Column: John takes new approach to ‘woman at the well’

by Father Mike Stubbs

Third Sunday of Lent Jn 4: 5-42

The local watering hole is often a popular place to find persons of the opposite sex. That was true even in biblical times.

The patriarch Jacob met Rachel, the great love of his life, at the local watering hole. But in this case, “watering hole” does not mean a place where one can buy alcoholic beverages. Rather, it means a place to water the livestock: “Looking about, he saw a well in the open country, with three droves of sheep huddled near it, for droves were watered from that well” (Gn 29:2).

Rachel is tending some of the sheep. Jacob sees her and falls in love. That is appropriate, since a well can easily serve as a symbol of fertility, especially in the desert. A well is life-giving, just as sexual love can be. Eventually, this particular well acquires the name “Jacob’s well” as a local landmark.

Centuries later, John’s Gospel will place Jesus at Jacob’s well for his encounter with a Samaritan woman. We will hear the account of that event in Sunday’s Gospel reading, Jn 4:5-42.

The parallel between this event and Jacob’s encounter with Rachel is obvious. A man and a woman meet at a well. They fall in love. It is life-giving. But in the case of Jesus and the Samaritan woman, it does not involve sexual love. It is a love of the spirit.

Throughout Jesus’ conversation with the Samaritan woman, we see a movement away from the physical toward the spiritual. Instead of the physical water from the well, Jesus offers the woman his grace, symbolized by living water: “Everyone who drinks this water [from the well] will be thirsty again; but whoever drinks the water I shall give will never thirst; the water I shall give will become in him a spring of water welling up to eternal life.”

Similarly, instead of worship situated on Mount Gerizim (the spot favored by the Samaritans) or worship in Jerusalem (the spot favored by the Jews), Jesus directs the Samaritan woman toward worship of a completely different sort, worship not tied to any particular location: “God is Spirit, and those who worship him must worship in Spirit and truth.”

Later on, when Jesus meets up with his disciples and they urge him to eat something, he informs them, “I have food to eat of which you do not know.” Once again, this food is not physical, but spiritual: “My food is to do the will of the one who sent me and to finish his work.”

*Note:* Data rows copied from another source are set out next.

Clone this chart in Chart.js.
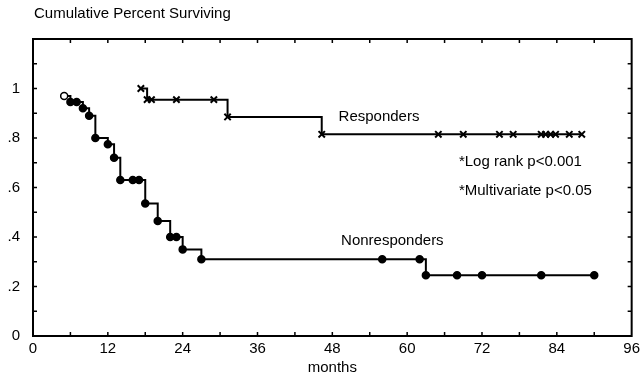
<!DOCTYPE html>
<html>
<head>
<meta charset="utf-8">
<script src="https://cdn.jsdelivr.net/npm/chart.js@4.4.1/dist/chart.umd.min.js"></script>
<style>
  html, body { margin: 0; padding: 0; background: #fff; }
</style>
</head>
<body>
<canvas id="myChart" width="644" height="387"></canvas>
<script>

// Kaplan-Meier steps (months, fraction surviving)
let nonMonths = [5, 6, 7, 8, 9, 10, 12, 13, 14, 16, 17, 18, 20, 22, 23, 24, 27, 56, 62, 63, 68, 72, 81.5, 90];
let nonSurv = [0.97, 0.945, 0.945, 0.92, 0.89, 0.80, 0.775, 0.72, 0.63, 0.63, 0.63, 0.535, 0.465, 0.40, 0.40, 0.35, 0.31, 0.31, 0.31, 0.245, 0.245, 0.245, 0.245, 0.245];

let respMonths = [17.3, 18.3, 19, 23, 29, 31.2, 46.3, 65, 69, 74.8, 77, 81.5, 82.2, 83, 83.8, 86, 88];
let respSurv = [1.0, 0.955, 0.955, 0.955, 0.955, 0.885, 0.815, 0.815, 0.815, 0.815, 0.815, 0.815, 0.815, 0.815, 0.815, 0.815, 0.815];

let xTicks = [0, 12, 24, 36, 48, 60, 72, 84, 96];
let yTicks = [0, 0.2, 0.4, 0.6, 0.8, 1];
let seriesNames = ['Nonresponders', 'Responders'];
let notes = ['*Log rank p<0.001', '*Multivariate p<0.05'];

let font = "'Liberation Sans', Arial, Helvetica, sans-serif";

let toPoints = (xs, ys) => xs.map((x, i) => ({ x: x, y: ys[i] }));

// frame, inner tick marks and the text labels inside the plot
let framePlugin = {
  id: 'frame',
  afterDraw(chart) {
    let c = chart.ctx;
    let a = chart.chartArea;
    let xs = chart.scales.x;
    let ys = chart.scales.y;
    c.save();
    c.strokeStyle = '#000';
    c.lineWidth = 2;
    c.strokeRect(a.left, a.top, a.right - a.left, a.bottom - a.top);

    c.lineWidth = 1.5;
    c.beginPath();
    for (let m = 6; m < 96; m += 6) {
      let px = xs.getPixelForValue(m);
      c.moveTo(px, a.bottom); c.lineTo(px, a.bottom - 4);
      c.moveTo(px, a.top); c.lineTo(px, a.top + 4);
    }
    for (let k = 1; k < 12; k++) {
      let py = ys.getPixelForValue(k / 10);
      c.moveTo(a.left, py); c.lineTo(a.left + 4, py);
      c.moveTo(a.right, py); c.lineTo(a.right - 4, py);
    }
    c.stroke();

    c.fillStyle = '#000';
    c.font = '15px ' + font;
    c.textBaseline = 'middle';
    c.textAlign = 'left';
    c.fillText(seriesNames[1], xs.getPixelForValue(49), ys.getPixelForValue(0.885));
    c.fillText(seriesNames[0], xs.getPixelForValue(49.4), ys.getPixelForValue(0.385));
    c.fillText(notes[0], xs.getPixelForValue(68.3), ys.getPixelForValue(0.705));
    c.fillText(notes[1], xs.getPixelForValue(68.3), ys.getPixelForValue(0.585));

    c.fillText('Cumulative Percent Surviving', 34, 14);
    c.restore();
  }
};

let ctx = document.getElementById('myChart').getContext('2d');

let myChart = new Chart(ctx, {
  type: 'line',
  data: {
    datasets: [{
      label: seriesNames[0],
      data: toPoints(nonMonths, nonSurv),
      stepped: true,
      borderColor: '#000',
      borderWidth: 2,
      pointStyle: 'circle',
      pointRadius: 3.5,
      pointBorderWidth: 1.5,
      pointBorderColor: '#000',
      pointBackgroundColor: nonMonths.map((m, i) => i === 0 ? '#fff' : '#000'),
      fill: false
    }, {
      label: seriesNames[1],
      data: toPoints(respMonths, respSurv),
      stepped: true,
      borderColor: '#000',
      borderWidth: 2,
      pointStyle: 'crossRot',
      pointRadius: 4.5,
      pointBorderWidth: 2,
      pointBorderColor: '#000',
      fill: false
    }]
  },
  options: {
    responsive: false,
    animation: false,
    layout: { padding: { top: 39, right: 9, left: 0, bottom: 0 } },
    plugins: {
      legend: { display: false },
      tooltip: { enabled: false }
    },
    scales: {
      x: {
        type: 'linear',
        min: 0,
        max: 96,
        afterBuildTicks: (scale) => { scale.ticks = xTicks.map(v => ({ value: v })); },
        grid: { display: false, drawTicks: false },
        border: { display: false },
        ticks: {
          color: '#000',
          padding: 4,
          maxRotation: 0,
          font: { family: font, size: 15 }
        },
        title: {
          display: true,
          text: 'months',
          color: '#000',
          padding: { top: 2, bottom: 10 },
          font: { family: font, size: 15 }
        },
        afterFit: (scale) => { scale.height = 51; }
      },
      y: {
        min: 0,
        max: 1.2,
        afterBuildTicks: (scale) => { scale.ticks = yTicks.map(v => ({ value: v })); },
        grid: { display: false, drawTicks: false },
        border: { display: false },
        ticks: {
          color: '#000',
          padding: 13,
          font: { family: font, size: 15 },
          callback: (v) => v === 0 ? '0' : v === 1 ? '1' : v.toFixed(1).replace(/^0/, '')
        },
        afterFit: (scale) => { scale.width = 33; }
      }
    }
  },
  plugins: [framePlugin]
});
</script>
</body>
</html>
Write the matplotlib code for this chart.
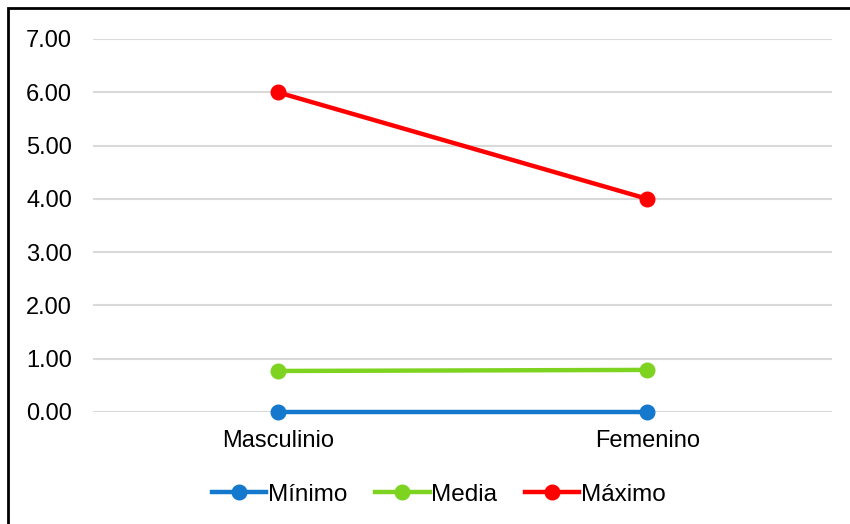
import matplotlib.pyplot as plt
from matplotlib.patches import Rectangle

plt.rcParams['font.family'] = ['Liberation Sans', 'DejaVu Sans']

# Datos
categorias = ['Masculinio', 'Femenino']
minimo = [0.0, 0.0]
media = [0.77, 0.79]
maximo = [6.0, 4.0]

fig = plt.figure(figsize=(8.5, 5.24), dpi=100)
ax = fig.add_axes([93 / 850, (524 - 412) / 524, 739 / 850, (412 - 39) / 524])

x = range(len(categorias))
ax.plot(x, minimo, color='#1478cc', lw=3.2, marker='o', ms=10.5, label='Mínimo', zorder=3, clip_on=False)
ax.plot(x, media, color='#7ed321', lw=3.2, marker='o', ms=10.5, label='Media', zorder=3, clip_on=False)
ax.plot(x, maximo, color='#ff0000', lw=3.2, marker='o', ms=10.5, label='Máximo', zorder=3, clip_on=False)

ax.set_xlim(-0.5, 1.5)
ax.set_ylim(0, 7)
ax.set_yticks(range(8))
ax.set_yticklabels([f'{v:.2f}' for v in range(8)])
ax.set_xticks(list(x))
ax.set_xticklabels(categorias)
ax.tick_params(axis='both', length=0, labelsize=17)
ax.tick_params(axis='y', pad=15)
ax.tick_params(axis='x', pad=13)
ax.grid(axis='y', color='#d9d9d9', lw=1.5)
ax.set_axisbelow(True)
for s in ax.spines.values():
    s.set_visible(False)

ax.legend(loc='center', bbox_to_anchor=(0.4675, -0.222), ncol=3, frameon=False,
          fontsize=17.5, handlelength=2.25, handletextpad=0.05, columnspacing=1.15)

fig.patches.append(Rectangle((8 / 850, -0.01), 850 / 850, 1 - 8 / 524 + 0.01,
                             transform=fig.transFigure, fill=False,
                             edgecolor='black', lw=2))

fig.savefig('out.png', dpi=100)
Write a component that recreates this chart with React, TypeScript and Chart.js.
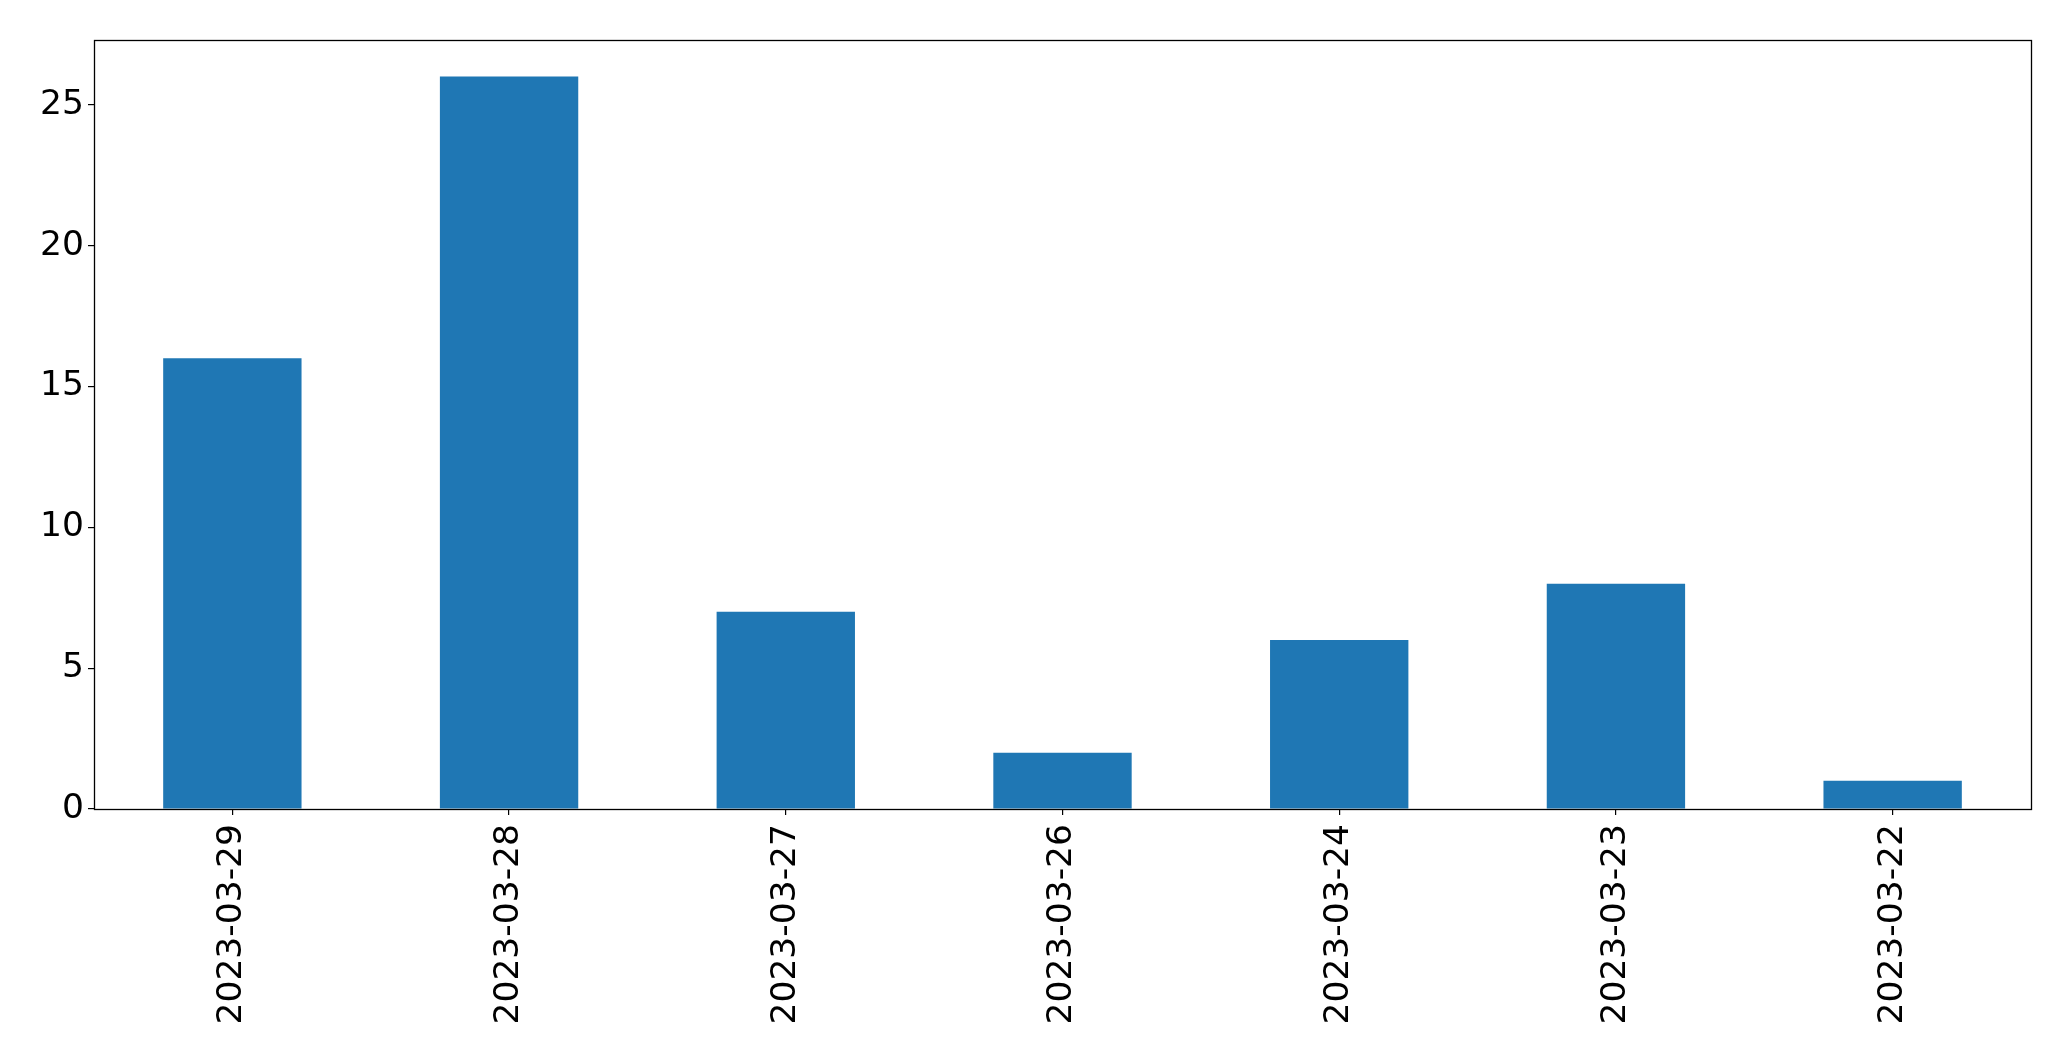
import React, { useEffect, useRef } from "react";
import { Chart, registerables } from "chart.js";

Chart.register(...registerables);

const categories = ["2023-03-29", "2023-03-28", "2023-03-27", "2023-03-26", "2023-03-24", "2023-03-23", "2023-03-22"];
const counts = [16, 26, 7, 2, 6, 8, 1];
const yTicks = [0, 5, 10, 15, 20, 25];
const yMax = 27.3;

const W = 2071;
const H = 1061;

const frame = {
  id: "frame",
  afterDraw(chart: any) {
    const { ctx, chartArea: a } = chart;
    ctx.save();
    ctx.strokeStyle = "#000";
    ctx.lineWidth = 1.3;
    ctx.strokeRect(a.left + 0.5, a.top + 0.5, a.right - a.left, a.bottom - a.top);
    ctx.restore();
  },
};

export default function App() {
  const ref = useRef<HTMLCanvasElement>(null);
  useEffect(() => {
    const font = { family: "'DejaVu Sans', sans-serif", size: 34.5 };
    const chart = new Chart(ref.current!, {
      type: "bar",
      data: {
        labels: categories,
        datasets: [
          {
            data: counts,
            backgroundColor: "#1f77b4",
            borderWidth: 0,
            barPercentage: 0.5,
            categoryPercentage: 1,
          },
        ],
      },
      options: {
        responsive: false,
        animation: false,
        layout: { padding: { top: 40, right: 40, left: 0, bottom: 0 } },
        plugins: { legend: { display: false }, tooltip: { enabled: false } },
        scales: {
          x: {
            grid: { display: true, offset: false, drawOnChartArea: false, drawTicks: true, tickLength: 6, color: "#000", lineWidth: 1.2 },
            border: { display: false },
            ticks: { font, color: "#000", minRotation: 90, maxRotation: 90, padding: 9, autoSkip: false },
            afterFit(scale: any) {
              scale.height = H - 809;
            },
          },
          y: {
            min: 0,
            max: yMax,
            grid: { display: true, drawOnChartArea: false, drawTicks: true, tickLength: 6, color: "#000", lineWidth: 1.2 },
            border: { display: false },
            ticks: { font, color: "#000", padding: 4 },
            afterBuildTicks(scale: any) {
              scale.ticks = yTicks.map((v) => ({ value: v }));
            },
            afterFit(scale: any) {
              scale.width = 94;
            },
          },
        },
      },
      plugins: [frame],
    });
    return () => chart.destroy();
  }, []);
  return (
    <div style={{ position: "fixed", left: 0, top: 0, width: W, height: H, background: "#fff" }}>
      <canvas ref={ref} width={W} height={H} style={{ display: "block" }} />
    </div>
  );
}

This movement away from the physical toward the spiritual might suggest a total repudiation of material things. That is how the gnostic heresy interpreted John’s Gospel. But the more orthodox interpretation views the physical as the foundation on which to establish the spiritual. That is the same approach that we take toward the sacraments. Each sacrament is based upon the physical, to lead us to the spiritual.

For example, in the sacrament of baptism, we are physically washed in water in order to receive the living water of which Jesus speaks in Sunday’s Gospel. We move beyond the level of the physical to the level of the Spirit. That is the direction in which Jesus points us, just as he did with the Samaritan woman.